Samorządy nie chcą uchodźców
Antyimigrancka retoryka doprowadza do tego, że samorządy są w strachu i nie chcą przyjmować uchodźców. Urząd Wojewódzki w Rzeszowie zapytał samorządy na Podkarpaciu, czy przyjmą uchodźców. 29 z nich odpowiedziało negatywnie, pozostałe w ogóle, co oznacza, że również nie chcą u siebie uchodźców. Żaden samorząd nie dał pozytywnej odpowiedzi! Mimo, że przyjmowanie uchodźców dla samorządów nie wiązałoby się z kosztami.
– Część gmin nie podała przyczyn negatywnej deklaracji. Część wskazała jako przyczynę negatywnej odpowiedzi: brak wolnych lokali mieszkalnych (socjalnych, komunalnych), które gminy mogłyby udostępnić uchodźcom, duże kolejki oczekujących na takie lokale wśród społeczności lokalnej – twierdzi Agnieszka Skała z biura prasowego Urzędu Wojewódzkiego w Rzeszowie.
Urząd informacje przekaże do Ministerstwa Pracy i Polityki Społecznej.
Apel czysto polityczny
Marek Poręba, rzeszowski poseł PO, który też kandyduje do Sejmu, uważa, że politycy PiS swoimi wypowiedziami na temat uchodźców jeszcze bardziej nakręcają antyimigranckie nastroje w polskim społeczeństwie.
– Nie mówimy o imigrantach tylko uchodźcach, którzy chcą ratować swoje życie. Do Polski trafi niespełna 7 tys. uchodźców w ciągu dwóch lat. To częściowo ludzie, którzy już są w Europie, a częściowo z obozu w Libii, w którym już jest ponad 2 milionów uchodźców, którzy stracili domy, rodziny i swoje majątki. W pierwszym półroczu 2016 r. trafi do Polski między 600 a 700 osób.
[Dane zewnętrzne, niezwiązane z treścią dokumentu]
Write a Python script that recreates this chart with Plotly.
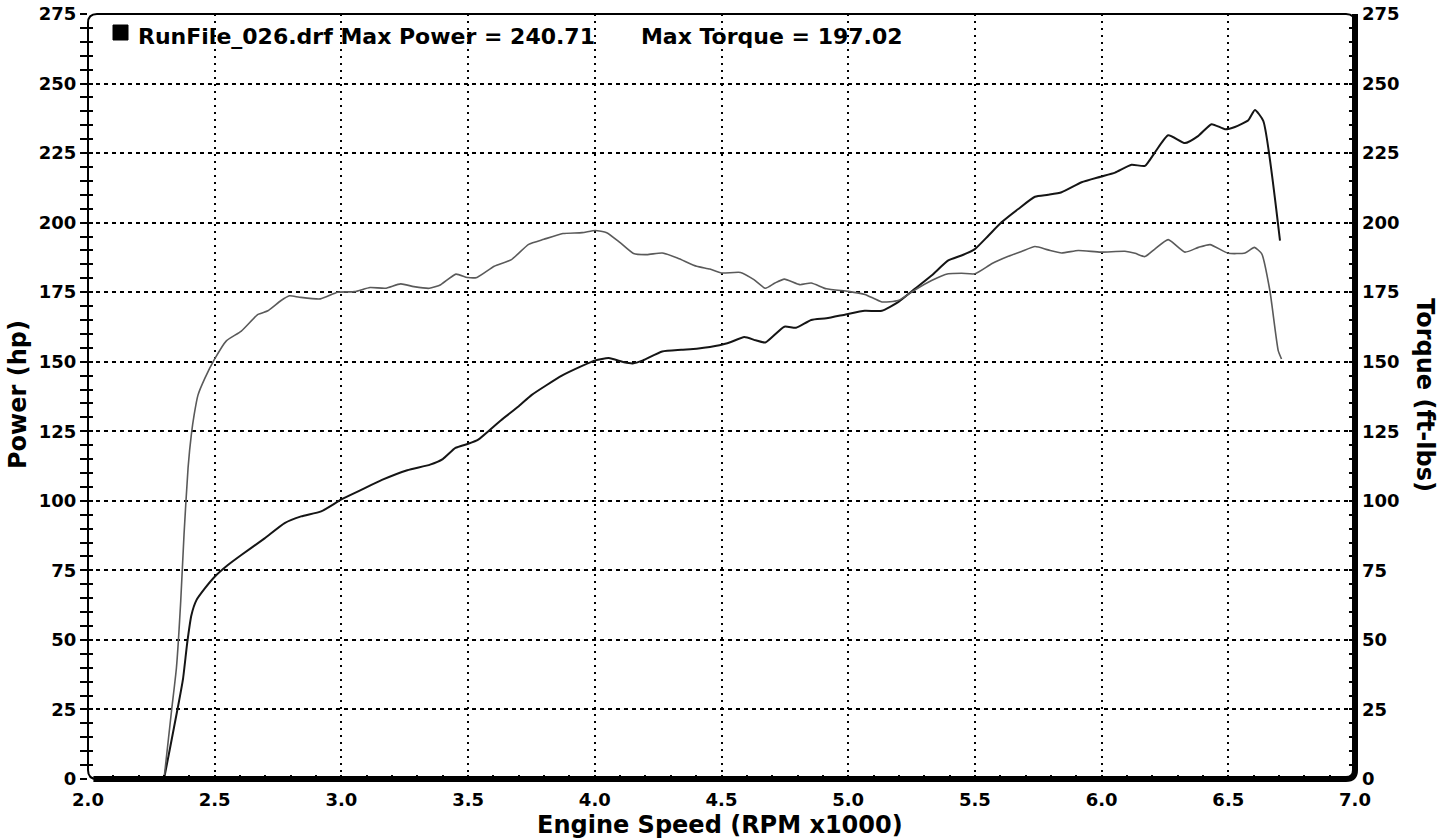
import plotly.graph_objects as go

# ---------------- data ----------------
torque_rpm = [2.30, 2.329, 2.349, 2.366, 2.379, 2.395, 2.408, 2.419, 2.434, 2.461, 2.50, 2.546, 2.605,
              2.671, 2.71, 2.762, 2.795, 2.834, 2.917, 2.985, 3.053, 3.113, 3.173, 3.234, 3.286, 3.347,
              3.392, 3.452, 3.497, 3.535, 3.603, 3.671, 3.739, 3.799, 3.874, 3.95, 4.002, 4.047, 4.10,
              4.153, 4.206, 4.266, 4.326, 4.402, 4.454, 4.50, 4.575, 4.628, 4.673, 4.711, 4.748, 4.809,
              4.854, 4.914, 5.0, 5.066, 5.133, 5.197, 5.263, 5.329, 5.395, 5.447, 5.50, 5.566, 5.632,
              5.684, 5.737, 5.789, 5.842, 5.908, 5.996, 6.092, 6.132, 6.171, 6.21, 6.263, 6.329, 6.382,
              6.428, 6.50, 6.566, 6.603, 6.632, 6.664, 6.697, 6.71]
torque_val = [0, 24, 40, 64, 88, 112, 124, 131, 138, 144, 151, 157.5, 161,
              167, 168.3, 172, 173.7, 173.2, 172.6, 175, 175.2, 176.7, 176.4, 178, 177, 176.4,
              177.7, 181.5, 180.3, 180.3, 184.3, 186.7, 192.2, 194, 196.1, 196.4, 197.2, 196.4, 192.8,
              188.9, 188.5, 189.1, 187.3, 184.3, 183.3, 181.9, 182.1, 179.5, 176.4, 178.3, 179.7, 177.7,
              178.3, 176.2, 175.3, 174.2, 171.5, 172, 175.8, 179.2, 181.6, 181.8, 181.6, 185.2, 187.9,
              189.6, 191.4, 190.2, 189.1, 190, 189.4, 189.7, 189, 187.8, 190.5, 193.9, 189.4, 191.1,
              192.1, 189, 189.1, 191.1, 188.8, 175.6, 154, 151]

power_rpm = [2.30, 2.323, 2.356, 2.375, 2.392, 2.408, 2.428, 2.461, 2.50, 2.552, 2.605, 2.697, 2.776,
             2.841, 2.92, 3.0, 3.08, 3.16, 3.26, 3.35, 3.40, 3.45, 3.5, 3.54, 3.63, 3.70, 3.75, 3.87,
             3.95, 4.002, 4.055, 4.115, 4.15, 4.19, 4.266, 4.341, 4.402, 4.492, 4.537, 4.59, 4.635,
             4.673, 4.748, 4.794, 4.854, 4.914, 4.99, 5.065, 5.133, 5.197, 5.263, 5.329, 5.395, 5.447,
             5.50, 5.553, 5.605, 5.671, 5.737, 5.789, 5.842, 5.921, 5.996, 6.053, 6.118, 6.171, 6.21,
             6.263, 6.329, 6.382, 6.434, 6.487, 6.526, 6.579, 6.605, 6.638, 6.704]
power_val = [0, 10.8, 26.4, 36, 49.3, 58.9, 64.3, 68.5, 72.7, 76.9, 80.5, 86.5, 92,
             94.4, 96.2, 100.5, 104, 107.5, 111, 113, 115, 119, 120.5, 122, 129, 134, 138, 145,
             148.5, 150.5, 151.3, 149.8, 149.4, 150.5, 153.7, 154.3, 154.7, 155.9, 157.1, 158.9, 157.7,
             156.9, 162.6, 162.2, 165, 165.6, 167, 168.3, 168.3, 171.4, 176.2, 181, 186.4, 188.2,
             190.5, 195.3, 200.1, 204.9, 209.3, 210, 210.9, 214.5, 216.5, 218, 220.8, 220.4, 225.2,
             231.4, 228.6, 231.2, 235.4, 233.6, 234.4, 236.8, 240.5, 236.6, 193.5]

x_ticks = [2.0, 2.5, 3.0, 3.5, 4.0, 4.5, 5.0, 5.5, 6.0, 6.5, 7.0]
y_ticks = [0, 25, 50, 75, 100, 125, 150, 175, 200, 225, 250, 275]

run_file = "RunFile_026.drf"
max_power = "240.71"
max_torque = "197.02"

# ---------------- figure ----------------
FONT = "DejaVu Sans"
W, H = 1449, 840
L, R, T, B = 88, 94, 14, 61

fig = go.Figure()
fig.add_trace(go.Scatter(x=torque_rpm, y=torque_val, mode="lines", yaxis="y2",
                         line=dict(color="#5a5a5a", width=1.6, shape="spline", smoothing=0.5),
                         name="Torque", showlegend=False))
fig.add_trace(go.Scatter(x=power_rpm, y=power_val, mode="lines", yaxis="y",
                         line=dict(color="#151515", width=2.0, shape="spline", smoothing=0.5),
                         name="Power", showlegend=False))
# helper trace so the inner-tick axis is drawn
fig.add_trace(go.Scatter(x=[None], y=[None], yaxis="y3", showlegend=False, hoverinfo="skip"))

tickfont = dict(family=FONT, size=18, color="black", weight="bold")

fig.update_layout(
    width=W, height=H,
    margin=dict(l=L, r=R, t=T, b=B, autoexpand=False),
    paper_bgcolor="white", plot_bgcolor="white",
    showlegend=False,
    xaxis=dict(range=[2, 7], tickvals=x_ticks, ticktext=[f"{v:.1f}" for v in x_ticks],
               automargin=False,
               showgrid=True, gridcolor="black", gridwidth=2, griddash="2px,5px",
               zeroline=False, showline=False, ticks="inside", ticklen=4, tickwidth=2,
               tickcolor="black", tickfont=tickfont, ticklabelstandoff=8,
               minor=dict(dtick=0.1, ticks="inside", ticklen=4, tickwidth=2,
                          tickcolor="black", showgrid=False)),
    yaxis=dict(range=[0, 275], tickvals=y_ticks, showgrid=True, gridcolor="black",
               automargin=False,
               gridwidth=1.5, griddash="4px,4px", zeroline=False, showline=False,
               ticks="outside", ticklen=7, tickwidth=2, tickcolor="black",
               tickfont=tickfont, ticklabelstandoff=0,
               minor=dict(dtick=5, ticks="outside", ticklen=7, tickwidth=2,
                          tickcolor="black", showgrid=False)),
    yaxis3=dict(range=[0, 275], overlaying="y", side="left", anchor="x", automargin=False,
                tickvals=y_ticks, showgrid=False, zeroline=False, showticklabels=False,
                ticks="inside", ticklen=5, tickwidth=2, tickcolor="black",
                minor=dict(dtick=5, ticks="inside", ticklen=5, tickwidth=2,
                           tickcolor="black", showgrid=False)),
    yaxis2=dict(range=[0, 275], overlaying="y", side="right", anchor="x", automargin=False,
                tickvals=y_ticks, showgrid=False, zeroline=False, showline=False,
                ticks="inside", ticklen=6, tickwidth=2, tickcolor="black",
                tickfont=tickfont, ticklabelstandoff=6,
                minor=dict(dtick=5, ticks="inside", ticklen=6, tickwidth=2,
                           tickcolor="black", showgrid=False)),
)

# frame with rounded corners
pw, ph = W - L - R, H - T - B
rx, ry = 9 / pw, 9 / ph
thin = (f"M 0,{ry} L 0,{1-ry} Q 0,1 {rx},1 L {1-rx},1 Q 1,1 1,{1-ry} "
        f"L 1,{ry} Q 1,0 {1-rx},0 L {rx},0 Q 0,0 0,{ry} Z")
fig.add_shape(type="path", path=thin, xref="paper", yref="paper",
              line=dict(color="black", width=2))
thick = f"M {rx*0.6},0 L {1-rx},0 Q 1,0 1,{ry} L 1,1"
fig.add_shape(type="path", path=thick, xref="paper", yref="paper",
              line=dict(color="black", width=6))

# legend square + text
fig.add_shape(type="rect", xref="paper", yref="paper",
              x0=(113 - L) / pw, x1=(128 - L) / pw,
              y0=1 - (40 - T) / ph, y1=1 - (25 - T) / ph,
              fillcolor="black", line=dict(color="black", width=1))
fig.add_annotation(xref="paper", yref="paper", x=(136 - L) / pw, y=1 - (36 - T) / ph,
                   xanchor="left", yanchor="middle", showarrow=False,
                   text=f"{run_file} Max Power = {max_power}" + "&nbsp;" * 6 +
                        f"Max Torque = {max_torque}",
                   font=dict(family=FONT, size=22, color="black", weight="bold"))

titlefont = dict(family=FONT, size=24, color="black", weight="bold")
fig.add_annotation(xref="paper", yref="paper", x=(720 - L) / pw, y=-(825 - (H - B)) / ph,
                   xanchor="center", yanchor="middle", showarrow=False,
                   text="Engine Speed (RPM x1000)", font=titlefont)
fig.add_annotation(xref="paper", yref="paper", x=(18 - L) / pw, y=1 - (395 - T) / ph,
                   xanchor="center", yanchor="middle", showarrow=False, textangle=-90,
                   text="Power (hp)", font=titlefont)
fig.add_annotation(xref="paper", yref="paper", x=(1425 - L) / pw, y=1 - (395 - T) / ph,
                   xanchor="center", yanchor="middle", showarrow=False, textangle=90,
                   text="Torque (ft-lbs)", font=titlefont)

fig.write_html("out.html", config={"displayModeBar": False},
               post_script="document.body.style.margin='0px';document.body.style.overflow='hidden';")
Będą oni umieszczeni w 11 ośrodkach azylanckich. Żaden nie znajduje się na Podkarpaciu – mówi poseł Poręba.
Przypomina, że o pomaganie uchodźcom zaapelował papież Franciszek. – Jesteśmy regionem najbardziej przywiązanym do Kościoła. Martwi mnie to, że stanowisko papieża i Kościoła w Polsce są tam mocno odmienne. Mam wrażenie, że teraz mamy 2 kościoły – światowy i Polski – twierdzi Poręba.
Dziwi się, że Krystyna Wróblewska, stojąca na czele Podkarpackiego Centrum Edukacji Nauczycieli, tak wypowiada się na temat uchodźców.
– Jej apel jest czysto polityczny. Mamy przecież tradycję jednego wolnego krzesła przy stole wigilijnym. Pani Wróblewska ten talerz wycofuje ze swojego stołu, wybiera sobie gościa. A religia mówi wyraźnie: „Gość w dom, Bóg w dom” – mówi Marek Poręba.